* _PROBLEM TO SOLVE_: Repeat the lines below exactly as they appear, but leave out the images.

* _PROVIDED MATERIAL_:

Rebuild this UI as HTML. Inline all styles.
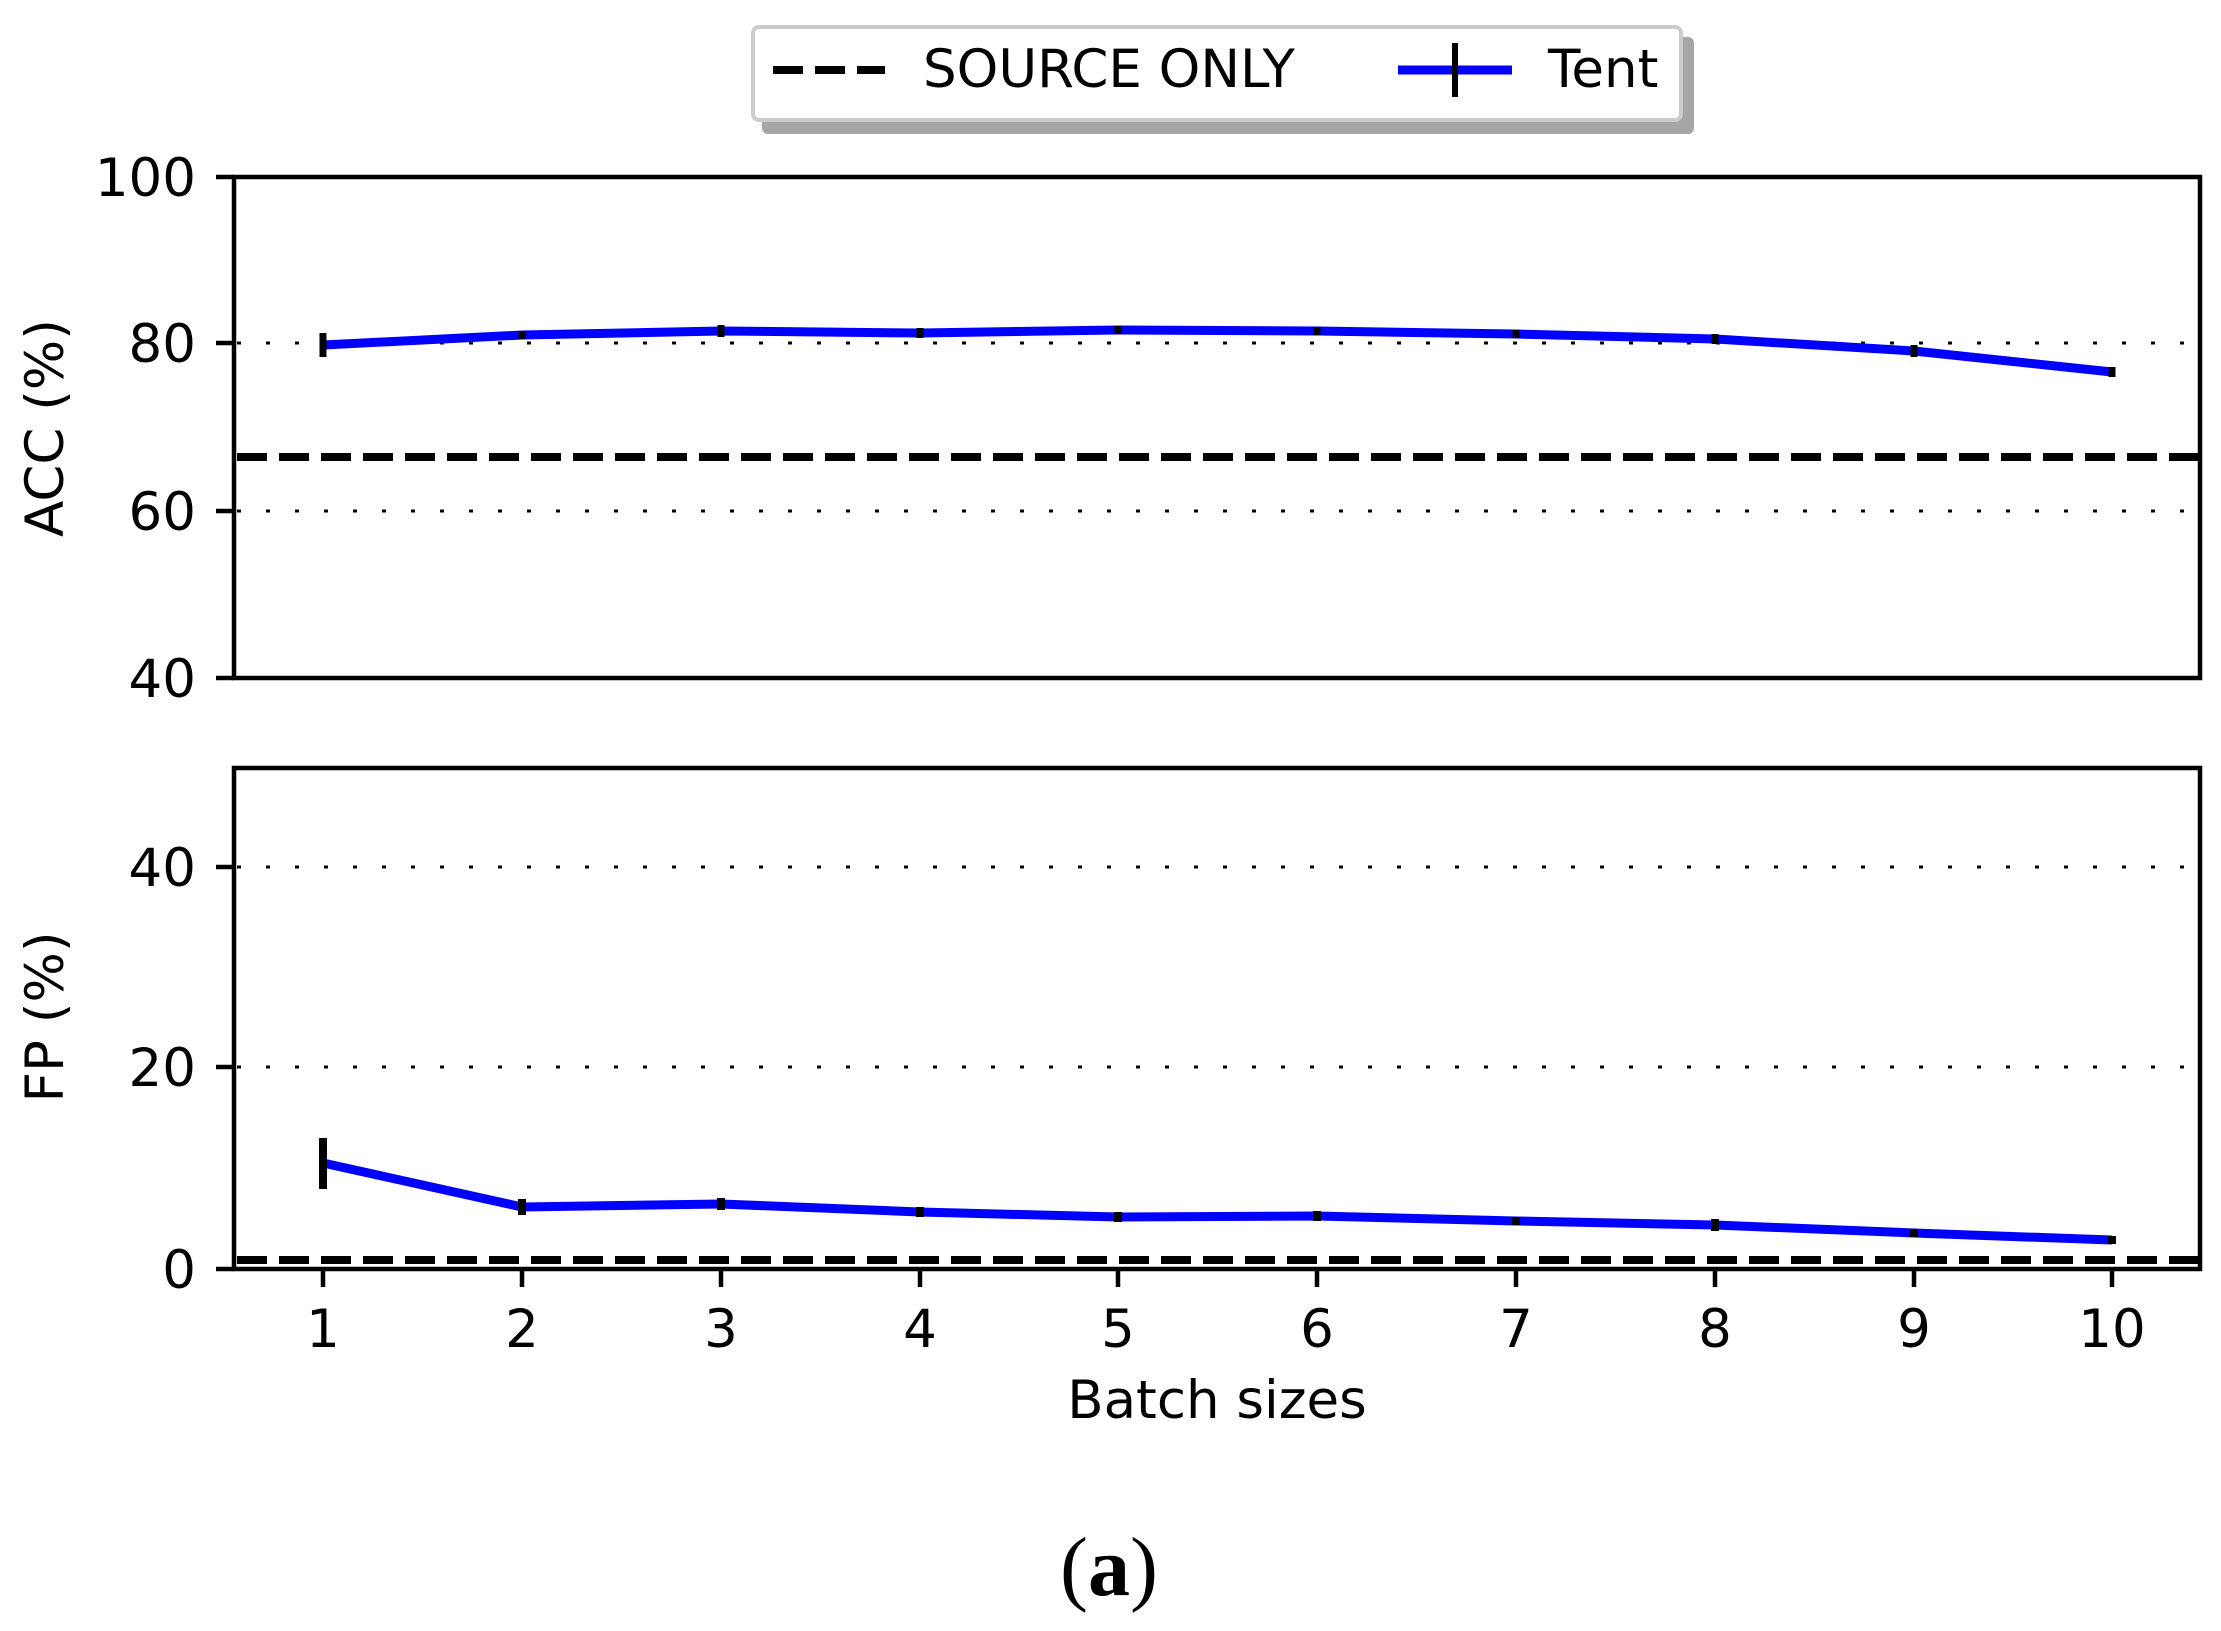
<!DOCTYPE html>
<html><head><meta charset="utf-8"><style>html,body{margin:0;padding:0;background:#fff}svg{display:block}</style></head>
<body>
<svg width="2221" height="1631" viewBox="0 0 2221 1631" xmlns="http://www.w3.org/2000/svg" font-family="'DejaVu Sans','Liberation Sans',sans-serif">
<!-- legend -->
<rect x="762" y="37" width="932" height="97" rx="6" fill="#a6a6a6"/>
<rect x="753" y="27" width="928" height="93" rx="6" fill="#fff" stroke="#cccccc" stroke-width="4"/>
<line x1="773" y1="70" x2="885" y2="70" stroke="#000" stroke-width="8" stroke-dasharray="30,12"/>
<text x="923" y="87" font-size="53">SOURCE ONLY</text>
<line x1="1398" y1="70" x2="1512" y2="70" stroke="#0000ff" stroke-width="9"/>
<line x1="1455" y1="43" x2="1455" y2="97" stroke="#000" stroke-width="6"/>
<text x="1548" y="87" font-size="53">Tent</text>

<g stroke="#000" stroke-width="3" stroke-dasharray="4,25">
<line x1="237" y1="343" x2="2200" y2="343"/>
<line x1="237" y1="511" x2="2200" y2="511"/>
<line x1="237" y1="867" x2="2200" y2="867"/>
<line x1="237" y1="1067" x2="2200" y2="1067"/>
</g>
<line x1="237" y1="457" x2="2200" y2="457" stroke="#000" stroke-width="8" stroke-dasharray="30,12"/>
<line x1="237" y1="1260" x2="2200" y2="1260" stroke="#000" stroke-width="8" stroke-dasharray="30,12"/>

<polyline fill="none" stroke="#0000ff" stroke-width="9" stroke-linejoin="round"
points="323,345 522,335 721,331 920,333 1118,330 1317,331 1516,334 1715,339 1914,351 2112,372"/>
<g stroke="#000" stroke-width="7">
<line x1="323" y1="333" x2="323" y2="357"/>
<line x1="522" y1="331" x2="522" y2="339"/>
<line x1="721" y1="325" x2="721" y2="337"/>
<line x1="920" y1="328" x2="920" y2="338"/>
<line x1="1118" y1="326" x2="1118" y2="334"/>
<line x1="1317" y1="327" x2="1317" y2="335"/>
<line x1="1516" y1="330" x2="1516" y2="338"/>
<line x1="1715" y1="334" x2="1715" y2="344"/>
<line x1="1914" y1="345" x2="1914" y2="357"/>
<line x1="2112" y1="367" x2="2112" y2="377"/>
</g>

<polyline fill="none" stroke="#0000ff" stroke-width="9" stroke-linejoin="round"
points="323,1163 522,1207 721,1204 920,1212 1118,1217 1317,1216 1516,1221 1715,1225 1914,1233 2112,1240"/>
<g stroke="#000" stroke-width="8">
<line x1="323" y1="1138" x2="323" y2="1189"/>
<line x1="522" y1="1199" x2="522" y2="1215"/>
<line x1="721" y1="1198" x2="721" y2="1210"/>
<line x1="920" y1="1207" x2="920" y2="1217"/>
<line x1="1118" y1="1212" x2="1118" y2="1222"/>
<line x1="1317" y1="1211" x2="1317" y2="1221"/>
<line x1="1516" y1="1217" x2="1516" y2="1225"/>
<line x1="1715" y1="1219" x2="1715" y2="1231"/>
<line x1="1914" y1="1229" x2="1914" y2="1237"/>
<line x1="2112" y1="1236" x2="2112" y2="1244"/>
</g>

<rect x="234" y="177" width="1966" height="501" fill="none" stroke="#000" stroke-width="4.5"/>
<rect x="234" y="768" width="1966" height="501" fill="none" stroke="#000" stroke-width="4.5"/>

<g stroke="#000" stroke-width="4.5">
<line x1="216" y1="177" x2="234" y2="177"/>
<line x1="216" y1="343" x2="234" y2="343"/>
<line x1="216" y1="511" x2="234" y2="511"/>
<line x1="216" y1="678" x2="234" y2="678"/>
<line x1="216" y1="867" x2="234" y2="867"/>
<line x1="216" y1="1067" x2="234" y2="1067"/>
<line x1="216" y1="1269" x2="234" y2="1269"/>
</g>
<g font-size="53" text-anchor="end">
<text x="196" y="196">100</text>
<text x="196" y="362">80</text>
<text x="196" y="530">60</text>
<text x="196" y="697">40</text>
<text x="196" y="886">40</text>
<text x="196" y="1086">20</text>
<text x="196" y="1288">0</text>
</g>
<text transform="translate(63,428) rotate(-90)" font-size="53" text-anchor="middle">ACC (%)</text>
<text transform="translate(63,1017) rotate(-90)" font-size="53" text-anchor="middle">FP (%)</text>

<g stroke="#000" stroke-width="4.5">
<line x1="323" y1="1269" x2="323" y2="1287"/>
<line x1="522" y1="1269" x2="522" y2="1287"/>
<line x1="721" y1="1269" x2="721" y2="1287"/>
<line x1="920" y1="1269" x2="920" y2="1287"/>
<line x1="1118" y1="1269" x2="1118" y2="1287"/>
<line x1="1317" y1="1269" x2="1317" y2="1287"/>
<line x1="1516" y1="1269" x2="1516" y2="1287"/>
<line x1="1715" y1="1269" x2="1715" y2="1287"/>
<line x1="1914" y1="1269" x2="1914" y2="1287"/>
<line x1="2112" y1="1269" x2="2112" y2="1287"/>
</g>
<g font-size="53" text-anchor="middle">
<text x="323" y="1347">1</text>
<text x="522" y="1347">2</text>
<text x="721" y="1347">3</text>
<text x="920" y="1347">4</text>
<text x="1118" y="1347">5</text>
<text x="1317" y="1347">6</text>
<text x="1516" y="1347">7</text>
<text x="1715" y="1347">8</text>
<text x="1914" y="1347">9</text>
<text x="2112" y="1347">10</text>
</g>
<text x="1217" y="1418" font-size="53" text-anchor="middle">Batch sizes</text>
<text x="1109" y="1595" font-size="84" text-anchor="middle" font-family="'Liberation Serif',serif">(<tspan font-weight="bold">a</tspan>)</text>
</svg>
</body></html>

* _ANSWER TO THIS PROBLEM_:
Rebuild this UI as HTML. Inline all styles.
<!DOCTYPE html>
<html><head><meta charset="utf-8"><style>html,body{margin:0;padding:0;background:#fff}svg{display:block}</style></head>
<body>
<svg width="2221" height="1631" viewBox="0 0 2221 1631" xmlns="http://www.w3.org/2000/svg" font-family="'DejaVu Sans','Liberation Sans',sans-serif">
<!-- legend -->
<rect x="762" y="37" width="932" height="97" rx="6" fill="#a6a6a6"/>
<rect x="753" y="27" width="928" height="93" rx="6" fill="#fff" stroke="#cccccc" stroke-width="4"/>
<line x1="773" y1="70" x2="885" y2="70" stroke="#000" stroke-width="8" stroke-dasharray="30,12"/>
<text x="923" y="87" font-size="53">SOURCE ONLY</text>
<line x1="1398" y1="70" x2="1512" y2="70" stroke="#0000ff" stroke-width="9"/>
<line x1="1455" y1="43" x2="1455" y2="97" stroke="#000" stroke-width="6"/>
<text x="1548" y="87" font-size="53">Tent</text>

<g stroke="#000" stroke-width="3" stroke-dasharray="4,25">
<line x1="237" y1="343" x2="2200" y2="343"/>
<line x1="237" y1="511" x2="2200" y2="511"/>
<line x1="237" y1="867" x2="2200" y2="867"/>
<line x1="237" y1="1067" x2="2200" y2="1067"/>
</g>
<line x1="237" y1="457" x2="2200" y2="457" stroke="#000" stroke-width="8" stroke-dasharray="30,12"/>
<line x1="237" y1="1260" x2="2200" y2="1260" stroke="#000" stroke-width="8" stroke-dasharray="30,12"/>

<polyline fill="none" stroke="#0000ff" stroke-width="9" stroke-linejoin="round"
points="323,345 522,335 721,331 920,333 1118,330 1317,331 1516,334 1715,339 1914,351 2112,372"/>
<g stroke="#000" stroke-width="7">
<line x1="323" y1="333" x2="323" y2="357"/>
<line x1="522" y1="331" x2="522" y2="339"/>
<line x1="721" y1="325" x2="721" y2="337"/>
<line x1="920" y1="328" x2="920" y2="338"/>
<line x1="1118" y1="326" x2="1118" y2="334"/>
<line x1="1317" y1="327" x2="1317" y2="335"/>
<line x1="1516" y1="330" x2="1516" y2="338"/>
<line x1="1715" y1="334" x2="1715" y2="344"/>
<line x1="1914" y1="345" x2="1914" y2="357"/>
<line x1="2112" y1="367" x2="2112" y2="377"/>
</g>

<polyline fill="none" stroke="#0000ff" stroke-width="9" stroke-linejoin="round"
points="323,1163 522,1207 721,1204 920,1212 1118,1217 1317,1216 1516,1221 1715,1225 1914,1233 2112,1240"/>
<g stroke="#000" stroke-width="8">
<line x1="323" y1="1138" x2="323" y2="1189"/>
<line x1="522" y1="1199" x2="522" y2="1215"/>
<line x1="721" y1="1198" x2="721" y2="1210"/>
<line x1="920" y1="1207" x2="920" y2="1217"/>
<line x1="1118" y1="1212" x2="1118" y2="1222"/>
<line x1="1317" y1="1211" x2="1317" y2="1221"/>
<line x1="1516" y1="1217" x2="1516" y2="1225"/>
<line x1="1715" y1="1219" x2="1715" y2="1231"/>
<line x1="1914" y1="1229" x2="1914" y2="1237"/>
<line x1="2112" y1="1236" x2="2112" y2="1244"/>
</g>

<rect x="234" y="177" width="1966" height="501" fill="none" stroke="#000" stroke-width="4.5"/>
<rect x="234" y="768" width="1966" height="501" fill="none" stroke="#000" stroke-width="4.5"/>

<g stroke="#000" stroke-width="4.5">
<line x1="216" y1="177" x2="234" y2="177"/>
<line x1="216" y1="343" x2="234" y2="343"/>
<line x1="216" y1="511" x2="234" y2="511"/>
<line x1="216" y1="678" x2="234" y2="678"/>
<line x1="216" y1="867" x2="234" y2="867"/>
<line x1="216" y1="1067" x2="234" y2="1067"/>
<line x1="216" y1="1269" x2="234" y2="1269"/>
</g>
<g font-size="53" text-anchor="end">
<text x="196" y="196">100</text>
<text x="196" y="362">80</text>
<text x="196" y="530">60</text>
<text x="196" y="697">40</text>
<text x="196" y="886">40</text>
<text x="196" y="1086">20</text>
<text x="196" y="1288">0</text>
</g>
<text transform="translate(63,428) rotate(-90)" font-size="53" text-anchor="middle">ACC (%)</text>
<text transform="translate(63,1017) rotate(-90)" font-size="53" text-anchor="middle">FP (%)</text>

<g stroke="#000" stroke-width="4.5">
<line x1="323" y1="1269" x2="323" y2="1287"/>
<line x1="522" y1="1269" x2="522" y2="1287"/>
<line x1="721" y1="1269" x2="721" y2="1287"/>
<line x1="920" y1="1269" x2="920" y2="1287"/>
<line x1="1118" y1="1269" x2="1118" y2="1287"/>
<line x1="1317" y1="1269" x2="1317" y2="1287"/>
<line x1="1516" y1="1269" x2="1516" y2="1287"/>
<line x1="1715" y1="1269" x2="1715" y2="1287"/>
<line x1="1914" y1="1269" x2="1914" y2="1287"/>
<line x1="2112" y1="1269" x2="2112" y2="1287"/>
</g>
<g font-size="53" text-anchor="middle">
<text x="323" y="1347">1</text>
<text x="522" y="1347">2</text>
<text x="721" y="1347">3</text>
<text x="920" y="1347">4</text>
<text x="1118" y="1347">5</text>
<text x="1317" y="1347">6</text>
<text x="1516" y="1347">7</text>
<text x="1715" y="1347">8</text>
<text x="1914" y="1347">9</text>
<text x="2112" y="1347">10</text>
</g>
<text x="1217" y="1418" font-size="53" text-anchor="middle">Batch sizes</text>
<text x="1109" y="1595" font-size="84" text-anchor="middle" font-family="'Liberation Serif',serif">(<tspan font-weight="bold">a</tspan>)</text>
</svg>
</body></html>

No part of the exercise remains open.